Tuesday, February 24, 2015

Tomato Soup from Scratch

For the longest time, tomato soup seemed a bit mysterious to me. I can't really put my finger on why, but I suppose I wasn't sure how one could start by simmering tomatoes and end up with something that wasn't begging for pasta. Really, though, it's as simple as getting past the tomatoishness of it, and just putting soup first in your mind. Start with a mirepoix, deglaze and simmer everything with stock. It's really just a matter of swapping tomatoes for your meat.

I certainly haven't ceased keeping a can around to crack open for lunch, but being able to use really wonderful tomatoes, which are becoming more readily available in the supermarkets, turns this into a feast in its own right.
  • 1 medium sweet pepper (optional)
  • 2 T olive oil
  • 1 medium carrot
  • 2 large stalks of celery, with plenty of leaves included
  • 1 small onion
  • 1-2 cloves garlic
  • 2 lbs tomatoes, peeled (see below), or 1 large (28oz) can tomatoes
  • 3 c. vegetable or chicken stock
  • salt, pepper, and paprika to taste

Roast the bell pepper, if using, directly over an open flame. Leave it until it is popping, crackling, and blackened, then turn to another side, and continue until it is blistered and black all over. Place it in a small mixing bowl, cover with a plate, and let steam for 10 minutes or so.
 Meanwhile, coarsely chop the onion, carrot, and celery, and saute until softened. Add the garlic and stir until fragrant. When the pepper is ready, rub off most of the peel with your fingers or a kitchen rag, slice up half of it and add that, too. (Save the other half for tacos, salad topping, pasta, or just about anything. You could just add it to the soup, too; just change the name to "Tomato and Roasted Pepper Soup.")

Add the tomatoes (here, frozen from my garden), along with the stock. (If your tomatoes require peeling, add just a bit of the stock at first, cover and steam for a few minutes. Pull out the tomatoes and cool until you are able to handle them, and the peels should slip of fairly easily.)

You might just find yourself using this stuff, too.
I won't tell.
About that stock, did you know that it's permissible to use chicken stock on meatless days? Or that you can make stock for free? Whatever you do, make sure you scrape up all those lovely blackish-brown bits at the bottom of your pan after you've added it. They're pure flavor.

Cover your pot, bring to a boil, then lower to a simmer for about 20 minutes, until your vegetables are quite soft. Now, if you prefer a chunkier soup, and your tomatoes are fairly well mashed, you can just season to taste and serve right here. If you want a traditional dip for your perfect grilled cheese, however, you'll want to blend this thoroughly.
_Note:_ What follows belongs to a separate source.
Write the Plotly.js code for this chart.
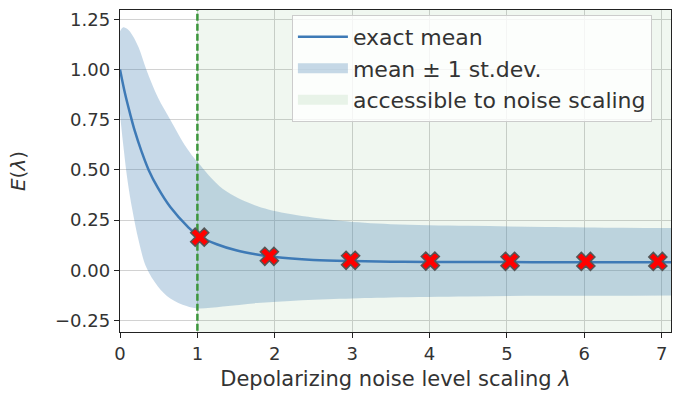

If you have an immersion blender, your job is quite easy. Just put it in the pot and turn it on until it's as smooth as you like. If you're using a regular blender, though, you should:
  • let the soup cool down for at least 10 minutes, 
  • fill the blender no more than  2/3 full
  • put the lid on, then throw a kitchen towel over it,
  • and hold the lid on tightly while you blend.
All of the above should prevent a highly messy and potentially scalding soup-splosion in your kitchen.

Once blended, you may return the soup to the pot to warm it back up again, and you should check your seasonings at this time. Tomatoes vary widely in flavor, as do tastes in tomato soup, so you may find yourself adding any of the following to a batch:
  • for an overall lacklustre soup:
    • ½ can or more tomato paste
    • red or white wine
    • a healthy dash balsamic vinegar
    • a half-tablespoon of lemon juice
  • for overly acidic tomatoes:
    • white or brown sugar
    • molasses
    • a bit more salt
  • if the soup is too cloying, or lacks "meatiness":
    • worchestershire sauce
    • soy sauce
    • hot sauce
    • mustard
    • celery salt
  • basil, powdered garlic, or a bit of smoked paprika can be nice additions as well. However tempting it may be, I would not recommend adding too much oregano, lest your diners find themselves wondering if you have repurposed last week's marinara sauce..

1 comment:

Lucy said...

I have been adding a pinch of caraway to my soups lately; it especially adds a depth of flavor to potato and lentil based soups.